Reproduce the data below in full and exclude every picture.

--- Given information ---

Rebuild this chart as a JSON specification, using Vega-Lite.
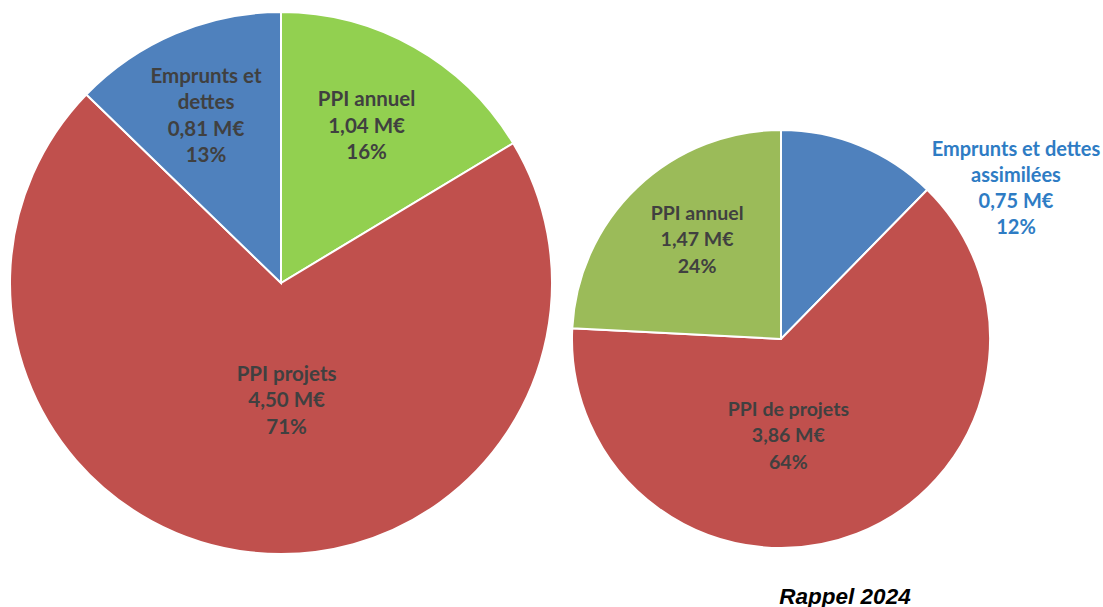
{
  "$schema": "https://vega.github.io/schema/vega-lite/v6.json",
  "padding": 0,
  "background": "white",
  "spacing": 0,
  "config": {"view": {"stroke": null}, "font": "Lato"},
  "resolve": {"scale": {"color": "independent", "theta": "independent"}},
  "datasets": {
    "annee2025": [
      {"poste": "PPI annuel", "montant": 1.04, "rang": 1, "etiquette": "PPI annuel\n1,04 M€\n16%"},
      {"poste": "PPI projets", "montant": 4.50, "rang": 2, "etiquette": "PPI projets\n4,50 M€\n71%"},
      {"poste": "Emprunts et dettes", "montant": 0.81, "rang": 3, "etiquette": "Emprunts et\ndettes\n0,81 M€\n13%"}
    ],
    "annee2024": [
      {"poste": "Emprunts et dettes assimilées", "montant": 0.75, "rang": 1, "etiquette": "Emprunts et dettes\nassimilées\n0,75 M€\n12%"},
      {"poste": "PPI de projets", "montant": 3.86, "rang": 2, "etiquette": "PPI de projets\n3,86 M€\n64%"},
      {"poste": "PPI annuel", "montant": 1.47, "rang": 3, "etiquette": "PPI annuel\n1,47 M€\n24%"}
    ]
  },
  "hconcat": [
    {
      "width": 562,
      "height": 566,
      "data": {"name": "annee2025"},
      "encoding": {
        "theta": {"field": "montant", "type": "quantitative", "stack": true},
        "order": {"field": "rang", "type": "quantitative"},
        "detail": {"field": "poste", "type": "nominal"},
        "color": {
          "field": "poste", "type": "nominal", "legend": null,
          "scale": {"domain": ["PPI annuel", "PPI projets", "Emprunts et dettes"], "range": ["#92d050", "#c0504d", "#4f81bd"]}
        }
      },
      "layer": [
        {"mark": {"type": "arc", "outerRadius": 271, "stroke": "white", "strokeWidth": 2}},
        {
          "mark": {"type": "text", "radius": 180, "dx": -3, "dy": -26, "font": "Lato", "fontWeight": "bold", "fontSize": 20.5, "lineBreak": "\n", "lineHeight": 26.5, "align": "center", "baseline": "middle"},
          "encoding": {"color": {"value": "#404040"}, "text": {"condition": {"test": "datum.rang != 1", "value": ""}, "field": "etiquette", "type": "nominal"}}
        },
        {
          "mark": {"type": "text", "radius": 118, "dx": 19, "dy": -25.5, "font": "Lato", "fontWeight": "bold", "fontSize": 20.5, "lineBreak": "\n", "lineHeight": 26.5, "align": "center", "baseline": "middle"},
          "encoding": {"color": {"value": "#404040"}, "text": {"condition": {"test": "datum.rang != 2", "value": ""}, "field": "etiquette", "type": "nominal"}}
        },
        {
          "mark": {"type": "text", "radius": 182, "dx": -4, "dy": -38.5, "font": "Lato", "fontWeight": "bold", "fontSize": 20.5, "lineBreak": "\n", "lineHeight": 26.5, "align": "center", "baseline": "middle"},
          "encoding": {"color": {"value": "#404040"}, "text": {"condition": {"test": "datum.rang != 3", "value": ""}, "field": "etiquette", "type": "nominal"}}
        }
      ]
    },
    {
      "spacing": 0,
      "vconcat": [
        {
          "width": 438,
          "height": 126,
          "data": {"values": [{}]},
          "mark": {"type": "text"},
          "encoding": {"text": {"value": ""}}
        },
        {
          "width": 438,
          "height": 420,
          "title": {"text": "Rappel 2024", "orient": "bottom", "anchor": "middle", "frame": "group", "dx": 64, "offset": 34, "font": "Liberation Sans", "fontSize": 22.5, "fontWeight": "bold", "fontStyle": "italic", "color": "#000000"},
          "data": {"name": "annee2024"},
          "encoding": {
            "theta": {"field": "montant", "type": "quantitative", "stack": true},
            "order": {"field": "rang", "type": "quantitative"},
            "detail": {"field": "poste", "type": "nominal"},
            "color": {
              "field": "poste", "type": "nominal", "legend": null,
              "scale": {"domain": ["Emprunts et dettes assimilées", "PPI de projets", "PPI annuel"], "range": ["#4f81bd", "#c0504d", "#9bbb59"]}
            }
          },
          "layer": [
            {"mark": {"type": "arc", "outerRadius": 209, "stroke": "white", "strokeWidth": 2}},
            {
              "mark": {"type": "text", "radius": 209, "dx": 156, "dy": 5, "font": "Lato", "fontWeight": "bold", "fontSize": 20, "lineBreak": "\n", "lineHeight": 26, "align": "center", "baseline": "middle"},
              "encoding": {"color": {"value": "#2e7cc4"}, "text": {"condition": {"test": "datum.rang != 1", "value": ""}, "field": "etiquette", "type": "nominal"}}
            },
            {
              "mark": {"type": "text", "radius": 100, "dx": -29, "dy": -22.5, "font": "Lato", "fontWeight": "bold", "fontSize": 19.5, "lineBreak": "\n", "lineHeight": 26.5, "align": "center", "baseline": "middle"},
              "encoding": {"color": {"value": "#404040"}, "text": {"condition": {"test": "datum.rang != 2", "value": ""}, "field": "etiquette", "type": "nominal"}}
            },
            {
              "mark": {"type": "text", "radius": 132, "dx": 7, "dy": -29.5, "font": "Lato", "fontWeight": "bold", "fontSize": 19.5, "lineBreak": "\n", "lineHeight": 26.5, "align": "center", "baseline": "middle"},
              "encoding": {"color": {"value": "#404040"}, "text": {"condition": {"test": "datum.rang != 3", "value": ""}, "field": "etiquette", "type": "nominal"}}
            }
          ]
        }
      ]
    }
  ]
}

---

Exercise solution >>
Rebuild this chart as a JSON specification, using Vega-Lite.
{
  "$schema": "https://vega.github.io/schema/vega-lite/v6.json",
  "padding": 0,
  "background": "white",
  "spacing": 0,
  "config": {"view": {"stroke": null}, "font": "Lato"},
  "resolve": {"scale": {"color": "independent", "theta": "independent"}},
  "datasets": {
    "annee2025": [
      {"poste": "PPI annuel", "montant": 1.04, "rang": 1, "etiquette": "PPI annuel\n1,04 M€\n16%"},
      {"poste": "PPI projets", "montant": 4.50, "rang": 2, "etiquette": "PPI projets\n4,50 M€\n71%"},
      {"poste": "Emprunts et dettes", "montant": 0.81, "rang": 3, "etiquette": "Emprunts et\ndettes\n0,81 M€\n13%"}
    ],
    "annee2024": [
      {"poste": "Emprunts et dettes assimilées", "montant": 0.75, "rang": 1, "etiquette": "Emprunts et dettes\nassimilées\n0,75 M€\n12%"},
      {"poste": "PPI de projets", "montant": 3.86, "rang": 2, "etiquette": "PPI de projets\n3,86 M€\n64%"},
      {"poste": "PPI annuel", "montant": 1.47, "rang": 3, "etiquette": "PPI annuel\n1,47 M€\n24%"}
    ]
  },
  "hconcat": [
    {
      "width": 562,
      "height": 566,
      "data": {"name": "annee2025"},
      "encoding": {
        "theta": {"field": "montant", "type": "quantitative", "stack": true},
        "order": {"field": "rang", "type": "quantitative"},
        "detail": {"field": "poste", "type": "nominal"},
        "color": {
          "field": "poste", "type": "nominal", "legend": null,
          "scale": {"domain": ["PPI annuel", "PPI projets", "Emprunts et dettes"], "range": ["#92d050", "#c0504d", "#4f81bd"]}
        }
      },
      "layer": [
        {"mark": {"type": "arc", "outerRadius": 271, "stroke": "white", "strokeWidth": 2}},
        {
          "mark": {"type": "text", "radius": 180, "dx": -3, "dy": -26, "font": "Lato", "fontWeight": "bold", "fontSize": 20.5, "lineBreak": "\n", "lineHeight": 26.5, "align": "center", "baseline": "middle"},
          "encoding": {"color": {"value": "#404040"}, "text": {"condition": {"test": "datum.rang != 1", "value": ""}, "field": "etiquette", "type": "nominal"}}
        },
        {
          "mark": {"type": "text", "radius": 118, "dx": 19, "dy": -25.5, "font": "Lato", "fontWeight": "bold", "fontSize": 20.5, "lineBreak": "\n", "lineHeight": 26.5, "align": "center", "baseline": "middle"},
          "encoding": {"color": {"value": "#404040"}, "text": {"condition": {"test": "datum.rang != 2", "value": ""}, "field": "etiquette", "type": "nominal"}}
        },
        {
          "mark": {"type": "text", "radius": 182, "dx": -4, "dy": -38.5, "font": "Lato", "fontWeight": "bold", "fontSize": 20.5, "lineBreak": "\n", "lineHeight": 26.5, "align": "center", "baseline": "middle"},
          "encoding": {"color": {"value": "#404040"}, "text": {"condition": {"test": "datum.rang != 3", "value": ""}, "field": "etiquette", "type": "nominal"}}
        }
      ]
    },
    {
      "spacing": 0,
      "vconcat": [
        {
          "width": 438,
          "height": 126,
          "data": {"values": [{}]},
          "mark": {"type": "text"},
          "encoding": {"text": {"value": ""}}
        },
        {
          "width": 438,
          "height": 420,
          "title": {"text": "Rappel 2024", "orient": "bottom", "anchor": "middle", "frame": "group", "dx": 64, "offset": 34, "font": "Liberation Sans", "fontSize": 22.5, "fontWeight": "bold", "fontStyle": "italic", "color": "#000000"},
          "data": {"name": "annee2024"},
          "encoding": {
            "theta": {"field": "montant", "type": "quantitative", "stack": true},
            "order": {"field": "rang", "type": "quantitative"},
            "detail": {"field": "poste", "type": "nominal"},
            "color": {
              "field": "poste", "type": "nominal", "legend": null,
              "scale": {"domain": ["Emprunts et dettes assimilées", "PPI de projets", "PPI annuel"], "range": ["#4f81bd", "#c0504d", "#9bbb59"]}
            }
          },
          "layer": [
            {"mark": {"type": "arc", "outerRadius": 209, "stroke": "white", "strokeWidth": 2}},
            {
              "mark": {"type": "text", "radius": 209, "dx": 156, "dy": 5, "font": "Lato", "fontWeight": "bold", "fontSize": 20, "lineBreak": "\n", "lineHeight": 26, "align": "center", "baseline": "middle"},
              "encoding": {"color": {"value": "#2e7cc4"}, "text": {"condition": {"test": "datum.rang != 1", "value": ""}, "field": "etiquette", "type": "nominal"}}
            },
            {
              "mark": {"type": "text", "radius": 100, "dx": -29, "dy": -22.5, "font": "Lato", "fontWeight": "bold", "fontSize": 19.5, "lineBreak": "\n", "lineHeight": 26.5, "align": "center", "baseline": "middle"},
              "encoding": {"color": {"value": "#404040"}, "text": {"condition": {"test": "datum.rang != 2", "value": ""}, "field": "etiquette", "type": "nominal"}}
            },
            {
              "mark": {"type": "text", "radius": 132, "dx": 7, "dy": -29.5, "font": "Lato", "fontWeight": "bold", "fontSize": 19.5, "lineBreak": "\n", "lineHeight": 26.5, "align": "center", "baseline": "middle"},
              "encoding": {"color": {"value": "#404040"}, "text": {"condition": {"test": "datum.rang != 3", "value": ""}, "field": "etiquette", "type": "nominal"}}
            }
          ]
        }
      ]
    }
  ]
}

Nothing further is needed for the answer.